Now, there’s another player in town: OpenAI. The non-profit research firm is backed by heavy hitters like co-chairs Elon Musk (of SpaceX and Tesla fame), Y Combinator’s Sam Altman, as well as investor Peter Thiel (who worked with Musk at PayPal). They claim to have garnered a billion dollars in private funding, from people like Thiel and Amazon Web Services.

“We believe AI should be an extension of individual human wills and, in the spirit of liberty, as broadly and evenly distributed as is possible safely,” OpenAI writes in its first blog post, published just a few moments ago.

The goal? Make the scope of A.I less narrow. Right now, machines are either good at identifying people, or answering questions, but not both. But the ultimate goal in A.I research is to “generalize” intelligence—have an algorithm that can do it all.

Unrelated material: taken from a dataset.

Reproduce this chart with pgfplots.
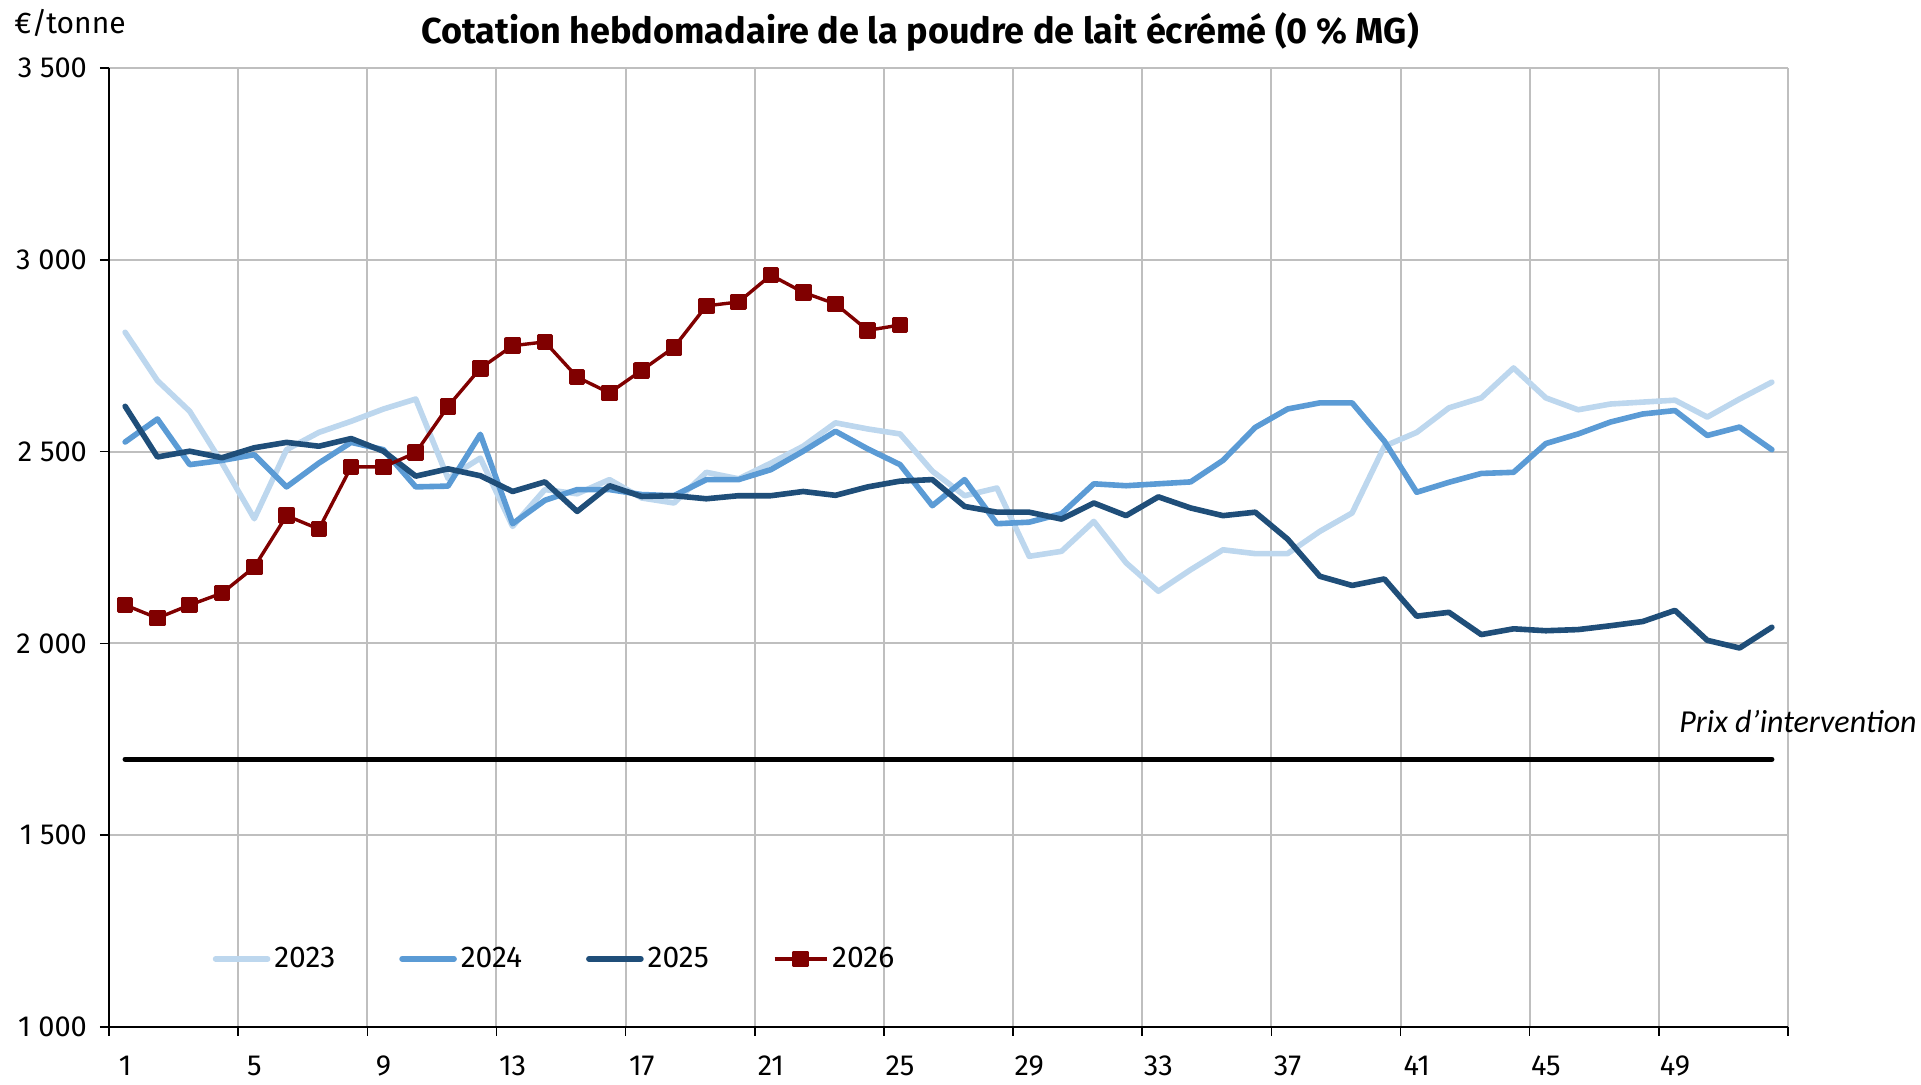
\documentclass[border=0pt]{standalone}
\usepackage{pgfplots}
\pgfplotsset{compat=1.18}
\usepackage{pgfplotstable}
\usepackage{fontspec}
\setmainfont{Fira Sans}
\newfontfamily\calibri{Carlito}
\definecolor{c23}{HTML}{BDD7EE}
\definecolor{c24}{HTML}{5B9BD5}
\definecolor{c25}{HTML}{1F4E79}
\definecolor{c26}{HTML}{800000}
\definecolor{gridc}{HTML}{BFBFBF}

\pgfplotstableread{
w v
1 2811
2 2685
3 2605
4 2470
5 2325
6 2505
7 2550
8 2579
9 2611
10 2637
11 2430
12 2483
13 2305
14 2401
15 2390
16 2427
17 2379
18 2366
19 2446
20 2429
21 2470
22 2514
23 2575
24 2559
25 2546
26 2449
27 2385
28 2405
29 2227
30 2240
31 2318
32 2210
33 2136
34 2192
35 2244
36 2234
37 2234
38 2292
39 2340
40 2514
41 2550
42 2614
43 2640
44 2718
45 2640
46 2609
47 2624
48 2629
49 2634
50 2590
51 2637
52 2681
}\tabA

\pgfplotstableread{
w v
1 2525
2 2585
3 2466
4 2477
5 2492
6 2408
7 2470
8 2524
9 2505
10 2408
11 2410
12 2545
13 2312
14 2373
15 2401
16 2401
17 2388
18 2385
19 2427
20 2427
21 2453
22 2501
23 2553
24 2507
25 2466
26 2359
27 2427
28 2312
29 2316
30 2338
31 2416
32 2411
33 2416
34 2421
35 2477
36 2563
37 2611
38 2627
39 2627
40 2527
41 2394
42 2420
43 2443
44 2446
45 2521
46 2546
47 2577
48 2598
49 2607
50 2542
51 2564
52 2505
}\tabB

\pgfplotstableread{
w v
1 2618
2 2486
3 2501
4 2484
5 2510
6 2524
7 2514
8 2534
9 2501
10 2436
11 2455
12 2437
13 2396
14 2421
15 2344
16 2411
17 2383
18 2385
19 2377
20 2385
21 2385
22 2396
23 2386
24 2408
25 2423
26 2427
27 2357
28 2342
29 2342
30 2324
31 2366
32 2333
33 2382
34 2353
35 2333
36 2342
37 2272
38 2175
39 2151
40 2168
41 2071
42 2081
43 2023
44 2038
45 2033
46 2036
47 2046
48 2057
49 2086
50 2008
51 1988
52 2042
}\tabC

\pgfplotstableread{
w v
1 2100
2 2066
3 2100
4 2131
5 2199
6 2333
7 2298
8 2460
9 2460
10 2497
11 2618
12 2717
13 2776
14 2786
15 2694
16 2653
17 2712
18 2772
19 2880
20 2890
21 2960
22 2915
23 2885
24 2816
25 2830
}\tabD

\begin{document}
\begin{tikzpicture}
\begin{axis}[
  at={(54.5pt,29pt)}, anchor=south west,
  scale only axis, width=839.5pt, height=479.5pt,
  xmin=0.5, xmax=52.5, ymin=1000, ymax=3500,
  axis x line*=bottom, axis y line*=left,
  axis line style={black, line width=1pt, -},
  xtick={0.5,4.5,...,52.5}, xticklabels={},
  extra x ticks={1,5,...,49},
  extra x tick labels={1,5,9,13,17,21,25,29,33,37,41,45,49},
  extra x tick style={grid=none, major tick length=0pt},
  ytick={1000,1500,...,3500},
  yticklabels={1~000,1~500,2~000,2~500,3~000,3~500},
  grid=major, major grid style={gridc, line width=1pt},
  tick align=outside, major tick length=4.5pt,
  tick style={black, line width=0.75pt},
  ticklabel style={font=\fontsize{14.5}{17}\selectfont},
  xticklabel style={yshift=-11pt},
  yticklabel style={xshift=-3pt},
  legend columns=4,
  legend style={at={(rel axis cs:0.058,0.071)}, anchor=west, draw=none, fill=none,
    font=\fontsize{15}{18}\selectfont,
    /tikz/every even column/.append style={column sep=30pt}},
  legend image code/.code={\draw[mark repeat=2,mark phase=2,#1] plot coordinates {(0pt,0pt) (13pt,0pt) (26pt,0pt)};},
  every axis plot/.append style={line join=round},
]
\addplot[black, line width=2.6pt, line cap=round, forget plot] coordinates {(1,1698) (52,1698)};
\addplot[c23, line width=2.8pt, line cap=round] table[x=w,y=v] {\tabA};
\addlegendentry{2023}
\addplot[c24, line width=2.8pt, line cap=round] table[x=w,y=v] {\tabB};
\addlegendentry{2024}
\addplot[c25, line width=2.8pt, line cap=round] table[x=w,y=v] {\tabC};
\addlegendentry{2025}
\addplot[c26, line width=1.7pt, mark=square*, mark size=3.3pt, mark options={solid, fill=c26, draw=c26}] table[x=w,y=v] {\tabD};
\addlegendentry{2026}
\end{axis}
\node[font=\fontsize{18}{21}\selectfont\bfseries] at (460pt,526.5pt) {Cotation hebdomadaire de la poudre de lait écrémé (0~\% MG)};
\node[font=\fontsize{15}{18}\selectfont] at (35pt,531pt) {€/tonne};
\node[font=\calibri\itshape\fontsize{16}{19}\selectfont, anchor=east, inner sep=0pt] at (958.5pt,181.7pt) {Prix d’intervention};
\pgfresetboundingbox
\useasboundingbox (0pt,0pt) rectangle (960.5pt,542.5pt);
\end{tikzpicture}
\end{document}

In pursuit of that, OpenAI’s founding team hired Ilya Sutskever as research director. Sutskever is currently a research scientist at Google who has worked with some of the most well-known names in A.I. and machine learning, like Geoff Hinton and Andrew Ng (who work with Google and Baidu respectively).

The organization is a non-profit, and only hopes to spend a small fraction of their billion dollar seed in the next few years. They hope to “freely collaborate” with other institutions, which makes sense, as nearly everyone on their research team comes from a prestigious institution like Google, Stanford, and New York University.

Musk’s involvement in particular is noteworthy, given the SpaceX founder has previously expressed fears that artificial intelligence could be more dangerous than nuclear weapons. OpenAI would appear to be in part an effort to power-check the development of A.I. going forward.